_DATA_.
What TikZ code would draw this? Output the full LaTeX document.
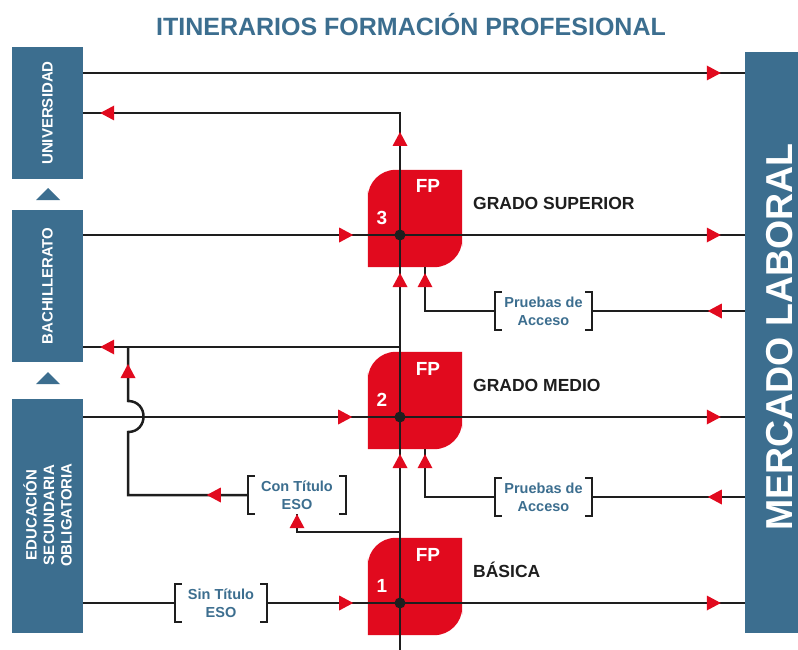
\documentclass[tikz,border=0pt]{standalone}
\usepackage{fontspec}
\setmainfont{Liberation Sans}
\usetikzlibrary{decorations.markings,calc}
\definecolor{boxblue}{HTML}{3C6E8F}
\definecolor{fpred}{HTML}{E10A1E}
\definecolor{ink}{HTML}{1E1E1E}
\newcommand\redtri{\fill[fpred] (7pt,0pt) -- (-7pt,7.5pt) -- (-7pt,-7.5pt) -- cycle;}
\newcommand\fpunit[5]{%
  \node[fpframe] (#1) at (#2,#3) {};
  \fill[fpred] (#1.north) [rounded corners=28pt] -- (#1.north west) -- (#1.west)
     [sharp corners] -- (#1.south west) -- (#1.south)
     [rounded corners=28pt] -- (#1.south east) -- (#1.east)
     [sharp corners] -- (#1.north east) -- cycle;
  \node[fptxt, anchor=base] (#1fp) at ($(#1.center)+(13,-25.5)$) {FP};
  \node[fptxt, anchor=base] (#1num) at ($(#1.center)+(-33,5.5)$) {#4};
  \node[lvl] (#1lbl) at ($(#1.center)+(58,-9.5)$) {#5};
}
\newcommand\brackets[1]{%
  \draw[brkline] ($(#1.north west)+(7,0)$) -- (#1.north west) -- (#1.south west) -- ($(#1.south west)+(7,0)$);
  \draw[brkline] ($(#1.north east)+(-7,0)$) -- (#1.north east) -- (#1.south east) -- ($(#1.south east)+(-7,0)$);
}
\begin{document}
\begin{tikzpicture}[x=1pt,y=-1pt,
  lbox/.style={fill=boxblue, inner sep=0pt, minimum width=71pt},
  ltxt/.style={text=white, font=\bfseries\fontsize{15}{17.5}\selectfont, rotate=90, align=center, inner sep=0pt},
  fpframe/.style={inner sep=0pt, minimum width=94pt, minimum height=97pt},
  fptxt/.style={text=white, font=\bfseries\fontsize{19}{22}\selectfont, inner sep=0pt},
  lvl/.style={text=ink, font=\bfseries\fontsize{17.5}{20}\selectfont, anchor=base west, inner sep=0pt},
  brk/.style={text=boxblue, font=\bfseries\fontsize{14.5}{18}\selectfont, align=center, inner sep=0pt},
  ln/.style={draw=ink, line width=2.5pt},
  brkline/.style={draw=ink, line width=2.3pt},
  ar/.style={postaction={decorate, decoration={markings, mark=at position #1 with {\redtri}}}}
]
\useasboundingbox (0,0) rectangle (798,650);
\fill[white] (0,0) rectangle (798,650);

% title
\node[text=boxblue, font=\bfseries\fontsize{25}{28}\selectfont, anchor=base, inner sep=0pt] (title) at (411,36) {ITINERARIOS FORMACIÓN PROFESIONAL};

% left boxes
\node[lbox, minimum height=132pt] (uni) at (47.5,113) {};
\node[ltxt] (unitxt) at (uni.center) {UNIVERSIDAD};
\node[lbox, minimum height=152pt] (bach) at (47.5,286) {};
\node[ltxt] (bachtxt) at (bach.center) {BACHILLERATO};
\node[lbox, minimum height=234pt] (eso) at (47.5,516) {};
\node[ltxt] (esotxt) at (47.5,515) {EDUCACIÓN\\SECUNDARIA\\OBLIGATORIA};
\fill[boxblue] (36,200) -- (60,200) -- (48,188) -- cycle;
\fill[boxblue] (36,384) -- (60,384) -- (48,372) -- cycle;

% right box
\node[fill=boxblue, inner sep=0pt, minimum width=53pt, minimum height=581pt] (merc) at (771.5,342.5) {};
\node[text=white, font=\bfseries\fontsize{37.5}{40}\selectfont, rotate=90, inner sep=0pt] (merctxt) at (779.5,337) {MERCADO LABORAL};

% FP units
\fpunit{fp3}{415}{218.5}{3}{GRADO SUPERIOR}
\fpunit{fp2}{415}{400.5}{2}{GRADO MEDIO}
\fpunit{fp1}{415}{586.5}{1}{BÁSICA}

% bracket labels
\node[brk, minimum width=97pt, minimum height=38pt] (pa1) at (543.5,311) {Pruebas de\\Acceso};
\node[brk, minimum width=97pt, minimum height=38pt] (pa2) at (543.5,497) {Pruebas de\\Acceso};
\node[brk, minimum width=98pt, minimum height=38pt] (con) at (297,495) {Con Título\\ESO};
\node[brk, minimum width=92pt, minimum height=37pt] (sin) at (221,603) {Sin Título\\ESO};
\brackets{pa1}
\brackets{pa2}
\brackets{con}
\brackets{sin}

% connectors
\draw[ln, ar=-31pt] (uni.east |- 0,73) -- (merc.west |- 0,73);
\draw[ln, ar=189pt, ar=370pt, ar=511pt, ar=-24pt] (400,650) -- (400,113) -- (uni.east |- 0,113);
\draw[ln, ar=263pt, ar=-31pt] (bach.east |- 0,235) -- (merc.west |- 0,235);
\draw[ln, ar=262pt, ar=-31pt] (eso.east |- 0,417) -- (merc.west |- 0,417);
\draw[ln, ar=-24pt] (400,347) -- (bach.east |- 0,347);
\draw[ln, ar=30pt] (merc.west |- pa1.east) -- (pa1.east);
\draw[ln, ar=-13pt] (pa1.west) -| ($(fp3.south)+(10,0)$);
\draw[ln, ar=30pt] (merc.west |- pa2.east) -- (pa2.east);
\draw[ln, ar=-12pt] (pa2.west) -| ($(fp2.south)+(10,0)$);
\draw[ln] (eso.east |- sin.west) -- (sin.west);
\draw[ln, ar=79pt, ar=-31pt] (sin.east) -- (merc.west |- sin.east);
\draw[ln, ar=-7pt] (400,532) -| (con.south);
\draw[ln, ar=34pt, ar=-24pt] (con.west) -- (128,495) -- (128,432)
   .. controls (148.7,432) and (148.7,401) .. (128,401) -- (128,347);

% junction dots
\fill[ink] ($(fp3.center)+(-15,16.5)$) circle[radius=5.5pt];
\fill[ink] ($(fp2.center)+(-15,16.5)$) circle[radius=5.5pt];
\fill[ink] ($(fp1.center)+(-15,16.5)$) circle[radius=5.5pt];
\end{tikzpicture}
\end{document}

_STATED EXERCISE_. Take the listing and print it again exactly, but without any pictures.

_CORRECT ANSWER_.
What TikZ code would draw this? Output the full LaTeX document.
\documentclass[tikz,border=0pt]{standalone}
\usepackage{fontspec}
\setmainfont{Liberation Sans}
\usetikzlibrary{decorations.markings,calc}
\definecolor{boxblue}{HTML}{3C6E8F}
\definecolor{fpred}{HTML}{E10A1E}
\definecolor{ink}{HTML}{1E1E1E}
\newcommand\redtri{\fill[fpred] (7pt,0pt) -- (-7pt,7.5pt) -- (-7pt,-7.5pt) -- cycle;}
\newcommand\fpunit[5]{%
  \node[fpframe] (#1) at (#2,#3) {};
  \fill[fpred] (#1.north) [rounded corners=28pt] -- (#1.north west) -- (#1.west)
     [sharp corners] -- (#1.south west) -- (#1.south)
     [rounded corners=28pt] -- (#1.south east) -- (#1.east)
     [sharp corners] -- (#1.north east) -- cycle;
  \node[fptxt, anchor=base] (#1fp) at ($(#1.center)+(13,-25.5)$) {FP};
  \node[fptxt, anchor=base] (#1num) at ($(#1.center)+(-33,5.5)$) {#4};
  \node[lvl] (#1lbl) at ($(#1.center)+(58,-9.5)$) {#5};
}
\newcommand\brackets[1]{%
  \draw[brkline] ($(#1.north west)+(7,0)$) -- (#1.north west) -- (#1.south west) -- ($(#1.south west)+(7,0)$);
  \draw[brkline] ($(#1.north east)+(-7,0)$) -- (#1.north east) -- (#1.south east) -- ($(#1.south east)+(-7,0)$);
}
\begin{document}
\begin{tikzpicture}[x=1pt,y=-1pt,
  lbox/.style={fill=boxblue, inner sep=0pt, minimum width=71pt},
  ltxt/.style={text=white, font=\bfseries\fontsize{15}{17.5}\selectfont, rotate=90, align=center, inner sep=0pt},
  fpframe/.style={inner sep=0pt, minimum width=94pt, minimum height=97pt},
  fptxt/.style={text=white, font=\bfseries\fontsize{19}{22}\selectfont, inner sep=0pt},
  lvl/.style={text=ink, font=\bfseries\fontsize{17.5}{20}\selectfont, anchor=base west, inner sep=0pt},
  brk/.style={text=boxblue, font=\bfseries\fontsize{14.5}{18}\selectfont, align=center, inner sep=0pt},
  ln/.style={draw=ink, line width=2.5pt},
  brkline/.style={draw=ink, line width=2.3pt},
  ar/.style={postaction={decorate, decoration={markings, mark=at position #1 with {\redtri}}}}
]
\useasboundingbox (0,0) rectangle (798,650);
\fill[white] (0,0) rectangle (798,650);

% title
\node[text=boxblue, font=\bfseries\fontsize{25}{28}\selectfont, anchor=base, inner sep=0pt] (title) at (411,36) {ITINERARIOS FORMACIÓN PROFESIONAL};

% left boxes
\node[lbox, minimum height=132pt] (uni) at (47.5,113) {};
\node[ltxt] (unitxt) at (uni.center) {UNIVERSIDAD};
\node[lbox, minimum height=152pt] (bach) at (47.5,286) {};
\node[ltxt] (bachtxt) at (bach.center) {BACHILLERATO};
\node[lbox, minimum height=234pt] (eso) at (47.5,516) {};
\node[ltxt] (esotxt) at (47.5,515) {EDUCACIÓN\\SECUNDARIA\\OBLIGATORIA};
\fill[boxblue] (36,200) -- (60,200) -- (48,188) -- cycle;
\fill[boxblue] (36,384) -- (60,384) -- (48,372) -- cycle;

% right box
\node[fill=boxblue, inner sep=0pt, minimum width=53pt, minimum height=581pt] (merc) at (771.5,342.5) {};
\node[text=white, font=\bfseries\fontsize{37.5}{40}\selectfont, rotate=90, inner sep=0pt] (merctxt) at (779.5,337) {MERCADO LABORAL};

% FP units
\fpunit{fp3}{415}{218.5}{3}{GRADO SUPERIOR}
\fpunit{fp2}{415}{400.5}{2}{GRADO MEDIO}
\fpunit{fp1}{415}{586.5}{1}{BÁSICA}

% bracket labels
\node[brk, minimum width=97pt, minimum height=38pt] (pa1) at (543.5,311) {Pruebas de\\Acceso};
\node[brk, minimum width=97pt, minimum height=38pt] (pa2) at (543.5,497) {Pruebas de\\Acceso};
\node[brk, minimum width=98pt, minimum height=38pt] (con) at (297,495) {Con Título\\ESO};
\node[brk, minimum width=92pt, minimum height=37pt] (sin) at (221,603) {Sin Título\\ESO};
\brackets{pa1}
\brackets{pa2}
\brackets{con}
\brackets{sin}

% connectors
\draw[ln, ar=-31pt] (uni.east |- 0,73) -- (merc.west |- 0,73);
\draw[ln, ar=189pt, ar=370pt, ar=511pt, ar=-24pt] (400,650) -- (400,113) -- (uni.east |- 0,113);
\draw[ln, ar=263pt, ar=-31pt] (bach.east |- 0,235) -- (merc.west |- 0,235);
\draw[ln, ar=262pt, ar=-31pt] (eso.east |- 0,417) -- (merc.west |- 0,417);
\draw[ln, ar=-24pt] (400,347) -- (bach.east |- 0,347);
\draw[ln, ar=30pt] (merc.west |- pa1.east) -- (pa1.east);
\draw[ln, ar=-13pt] (pa1.west) -| ($(fp3.south)+(10,0)$);
\draw[ln, ar=30pt] (merc.west |- pa2.east) -- (pa2.east);
\draw[ln, ar=-12pt] (pa2.west) -| ($(fp2.south)+(10,0)$);
\draw[ln] (eso.east |- sin.west) -- (sin.west);
\draw[ln, ar=79pt, ar=-31pt] (sin.east) -- (merc.west |- sin.east);
\draw[ln, ar=-7pt] (400,532) -| (con.south);
\draw[ln, ar=34pt, ar=-24pt] (con.west) -- (128,495) -- (128,432)
   .. controls (148.7,432) and (148.7,401) .. (128,401) -- (128,347);

% junction dots
\fill[ink] ($(fp3.center)+(-15,16.5)$) circle[radius=5.5pt];
\fill[ink] ($(fp2.center)+(-15,16.5)$) circle[radius=5.5pt];
\fill[ink] ($(fp1.center)+(-15,16.5)$) circle[radius=5.5pt];
\end{tikzpicture}
\end{document}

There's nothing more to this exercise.